Noting that they originally hooked it up to a 40-gallon hot water tank, Kathy lamented, “That was stupid. We don’t use 40 gallons of hot water in a week and it takes a lot of energy to keep that water hot!”
 
So when their tank finally died last year the Dolphins linked their solar water heater to an electric on-demand tankless system. Now, if the water they need is hot enough from the rooftop solar heater, it will pass through the on-demand heater without triggering it.
“Another way to save on energy,” says Gene. “Water and energy are connected.”
 
What about irrigation?
 
With all this activity going on, it was natural for the Dolphins to begin thinking about how they used water and what they could do to decrease that use.
 
First they tackled the grass in their front yard. Why?
 
“Because it involved a constant use of water,” Kathy explains.
 
Now, instead of water-sucking grass, there are beautiful, fragrant drought tolerant plants and wonderful, curving pathways of river stone wandering through their small front yard.
 
Garlic, Peruvian ground cherries, day lilies, parsley, onions, peppers, fennel, escarole, red mustard, stevia and an array of fragrant herbs dot the area.
But even these plants need water.
 
So the Dolphins installed two, 250-gallon water tanks on either side of their entry porch. Painted to blend right into the stucco exterior of the house, the tanks gather rainwater off the roof and provide all the irrigation water the Dolphins need for their lovely front yard and vegetable garden.
 
 
All this, and still living with luxuries
 
You might think their focus on energy and water efficiency would leave a somewhat Spartan house.
 
Not so.
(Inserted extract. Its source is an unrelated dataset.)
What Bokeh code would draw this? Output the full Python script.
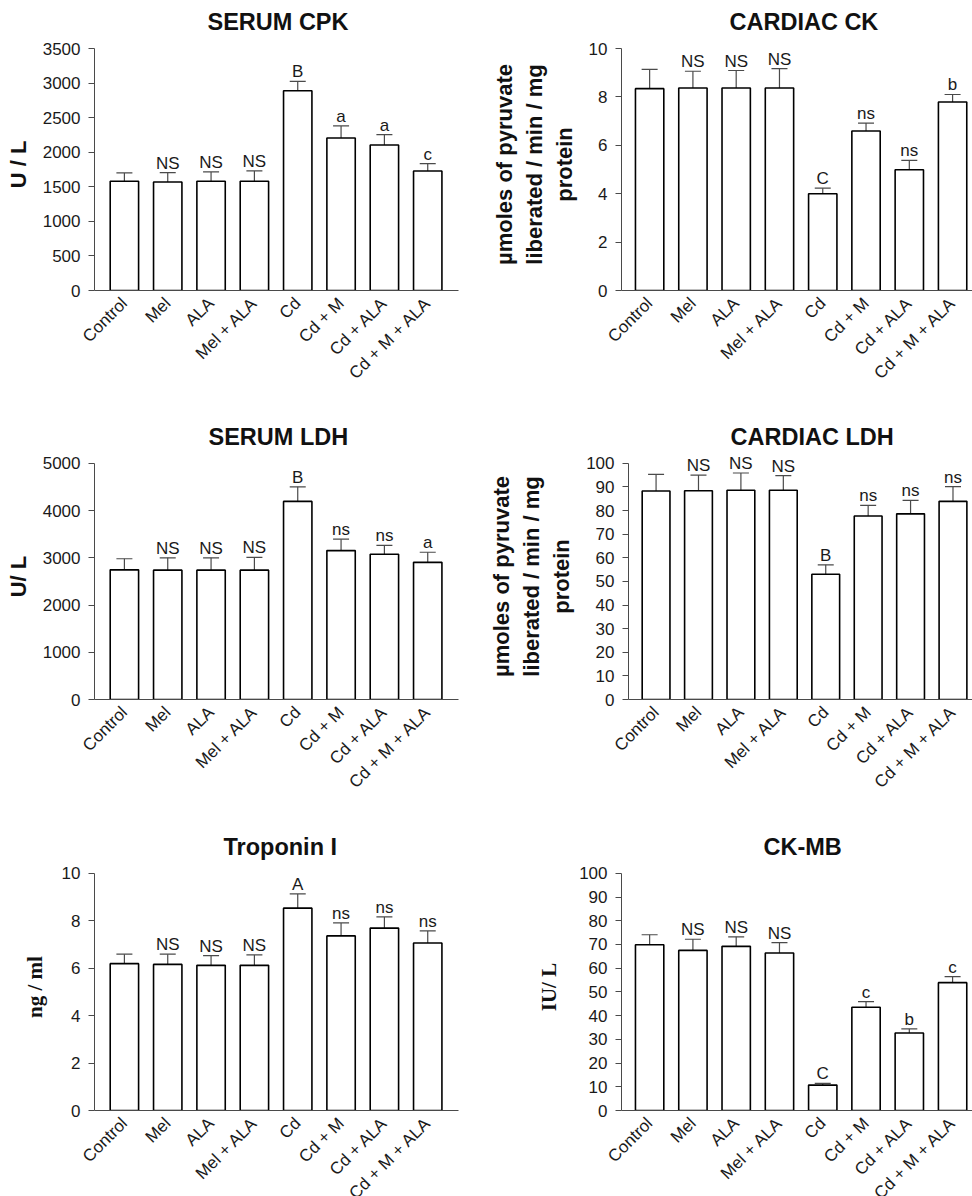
import math
from bokeh.plotting import figure
from bokeh.models import ColumnDataSource, Range1d, FixedTicker, Whisker, TeeHead, LabelSet
from bokeh.layouts import column, row
from bokeh.core.properties import value
from bokeh.embed import file_html
from bokeh.resources import INLINE

categories = ["Control", "Mel", "ALA", "Mel + ALA", "Cd", "Cd + M", "Cd + ALA", "Cd + M + ALA"]

cpk_mean = [1580, 1570, 1580, 1580, 2890, 2205, 2105, 1728]
cpk_err = [120, 135, 135, 150, 135, 175, 150, 106]
cpk_sig = ["", "NS", "NS", "NS", "B", "a", "a", "c"]

cck_mean = [8.34, 8.37, 8.37, 8.37, 4.00, 6.59, 4.99, 7.79]
cck_err = [0.80, 0.69, 0.72, 0.80, 0.23, 0.33, 0.39, 0.31]
cck_sig = ["", "NS", "NS", "NS", "C", "ns", "ns", "b"]

sldh_mean = [2745, 2738, 2738, 2738, 4193, 3152, 3076, 2903]
sldh_err = [234, 262, 262, 269, 310, 241, 186, 214]
sldh_sig = ["", "NS", "NS", "NS", "B", "ns", "ns", "a"]

cldh_mean = [88.3, 88.4, 88.6, 88.6, 53.0, 77.7, 78.6, 83.9]
cldh_err = [7.0, 6.6, 7.3, 6.2, 4.0, 4.5, 5.7, 6.2]
cldh_sig = ["", "NS", "NS", "NS", "B", "ns", "ns", "ns"]

trop_mean = [6.19, 6.16, 6.12, 6.12, 8.53, 7.36, 7.69, 7.06]
trop_err = [0.40, 0.43, 0.41, 0.44, 0.60, 0.55, 0.47, 0.51]
trop_sig = ["", "NS", "NS", "NS", "A", "ns", "ns", "ns"]

ckmb_mean = [69.9, 67.5, 69.2, 66.4, 10.7, 43.5, 32.7, 53.9]
ckmb_err = [4.2, 4.7, 4.0, 4.4, 0.7, 2.4, 1.7, 2.5]
ckmb_sig = ["", "NS", "NS", "NS", "C", "c", "b", "c"]

SANS = "Liberation Sans"
SERIF = "Liberation Serif"
AXIS_COLOR = "#4a4a4a"
TEXT_COLOR = "#1a1a1a"
HEAD_ROOM = 10      # px of frame above the top tick (keeps labels unclipped)


def make_panel(title, title_offset, ylabel, ylabel_font, ylabel_size, ylabel_standoff,
               means, errs, sigs, ymax, ystep, side, height, axis_top, axis_bottom):
    xs = list(range(len(categories)))
    uppers = [m + e for m, e in zip(means, errs)]
    src = ColumnDataSource(dict(x=xs, mean=means, upper=uppers, sig=sigs))
    if side == "left":
        xr = Range1d(-0.69, 7.71)
        bl, br = 94, 28
    else:
        xr = Range1d(-0.65, 7.46)
        bl, br = 135, 0
    ppu = (axis_bottom - axis_top) / ymax
    yr = Range1d(0, ymax + HEAD_ROOM / ppu)
    p = figure(width=486, height=height, x_range=xr, y_range=yr,
               output_backend="svg", toolbar_location=None,
               min_border_left=bl, min_border_right=br,
               min_border_top=axis_top - HEAD_ROOM,
               min_border_bottom=height - axis_bottom, title=title)
    p.vbar(x="x", top="mean", bottom=0, width=0.655, source=src,
           fill_color="white", line_color="black", line_width=1.6)
    w = Whisker(base="x", lower="mean", upper="upper", source=src, dimension="height",
                line_color=AXIS_COLOR, line_width=1.2,
                upper_head=TeeHead(size=16, line_color=AXIS_COLOR, line_width=1.2),
                lower_head=None)
    p.add_layout(w)
    p.add_layout(LabelSet(x="x", y="upper", text="sig", source=src,
                          text_align="center", text_baseline="alphabetic", y_offset=4,
                          text_font=value(SANS), text_font_size="17px",
                          text_color=TEXT_COLOR))

    p.title.text_font = SANS
    p.title.text_font_size = "23.5px"
    p.title.text_font_style = "bold"
    p.title.align = "left"
    p.title.offset = title_offset
    p.title.text_color = "#111111"
    p.title.standoff = 7

    ticks = []
    t = 0
    while t <= ymax + 1e-9:
        ticks.append(t)
        t += ystep
    p.yaxis.ticker = FixedTicker(ticks=ticks)
    p.yaxis.bounds = (0, ymax)
    p.yaxis.axis_label = ylabel
    p.yaxis.axis_label_text_font = ylabel_font
    p.yaxis.axis_label_text_font_style = "bold"
    p.yaxis.axis_label_text_font_size = ylabel_size
    p.yaxis.axis_label_text_color = "#111111"
    p.yaxis.axis_label_standoff = ylabel_standoff
    p.yaxis.major_label_text_font = SANS
    p.yaxis.major_label_text_font_size = "17px"
    p.yaxis.major_label_text_color = TEXT_COLOR
    p.yaxis.major_label_standoff = 8
    p.yaxis.major_tick_out = 6
    p.yaxis.major_tick_in = 0
    p.yaxis.minor_tick_out = 0
    p.yaxis.minor_tick_in = 0
    p.yaxis.axis_line_color = AXIS_COLOR
    p.yaxis.major_tick_line_color = AXIS_COLOR

    p.xaxis.ticker = FixedTicker(ticks=xs)
    p.xaxis.major_label_overrides = {xi: c for xi, c in zip(xs, categories)}
    p.xaxis.major_label_orientation = math.pi / 4
    p.xaxis.major_label_standoff = 10
    p.xaxis.major_label_text_font = SANS
    p.xaxis.major_label_text_font_size = "17px"
    p.xaxis.major_label_text_color = TEXT_COLOR
    p.xaxis.major_tick_out = 0
    p.xaxis.major_tick_in = 0
    p.xaxis.minor_tick_out = 0
    p.xaxis.minor_tick_in = 0
    p.xaxis.axis_line_color = AXIS_COLOR

    p.xgrid.visible = False
    p.ygrid.visible = False
    p.outline_line_color = None
    p.background_fill_color = "white"
    p.border_fill_color = "white"
    return p


enz_label = "\u00b5moles of pyruvate\nliberated / min / mg\nprotein"

p1 = make_panel("SERUM CPK", 113, "U / L", SANS, "22px", 9,
                cpk_mean, cpk_err, cpk_sig, 3500, 500, "left", 418, 48, 290)
p2 = make_panel("CARDIAC CK", 108, enz_label, SANS, "22px", 9,
                cck_mean, cck_err, cck_sig, 10, 2, "right", 418, 48, 290)
p3 = make_panel("SERUM LDH", 114, "U/ L", SANS, "22px", 9,
                sldh_mean, sldh_err, sldh_sig, 5000, 1000, "left", 410, 40, 281)
p4 = make_panel("CARDIAC LDH", 102, enz_label, SANS, "22px", 9,
                cldh_mean, cldh_err, cldh_sig, 100, 10, "right", 410, 40, 281)
# bottom row is taller than what is left of the window; the column clips it,
# like the reference, whose lowest tick labels are cut by the image edge
p5 = make_panel("Troponin I", 129, "ng / ml", SERIF, "21px", 12,
                trop_mean, trop_err, trop_sig, 10, 2, "left", 388, 40, 282)
p6 = make_panel("CK-MB", 142, "IU/ L", SERIF, "21px", 15,
                ckmb_mean, ckmb_err, ckmb_sig, 100, 10, "right", 388, 40, 282)

layout = column(row(p1, p2), row(p3, p4), row(p5, p6),
                width=972, height=1196, styles={"overflow": "hidden"})

open("out.html", "w").write(file_html(layout, INLINE))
Kathy and Gene enjoy some unique luxuries.
 
One of them is a lovely sauna they bask in for 30 minutes each day. 
 
Another is a water-efficient designer toilet/bidet … with a heated seat and a cover that closes automatically.
 
A third is a vented “whole-house” attic fan. Turn it on and the inside temperature of the house drops five degrees in five minutes.
 
“Knowing they’re all powered from energy coming directly from the sun into our own PV system,” Kathy notes, “makes them even more special.”
 
Just do it!
If the Dolphins love the simple life they’re living, it’s clear that what they enjoy most is actually living the change they want to see in the world.
 
“You know,” said Gene, “it’s kind of fun doing something because it’s just the right thing to do. You talk to your neighbors about it. They might come around and ask you about it, and nothing happens. Then, all of a sudden, you start seeing changes taking shape next door. They can see it’s working for you and they want to do it, too.”
 
Their message is clear. As Kathy said, “If we can do it, you can, too.”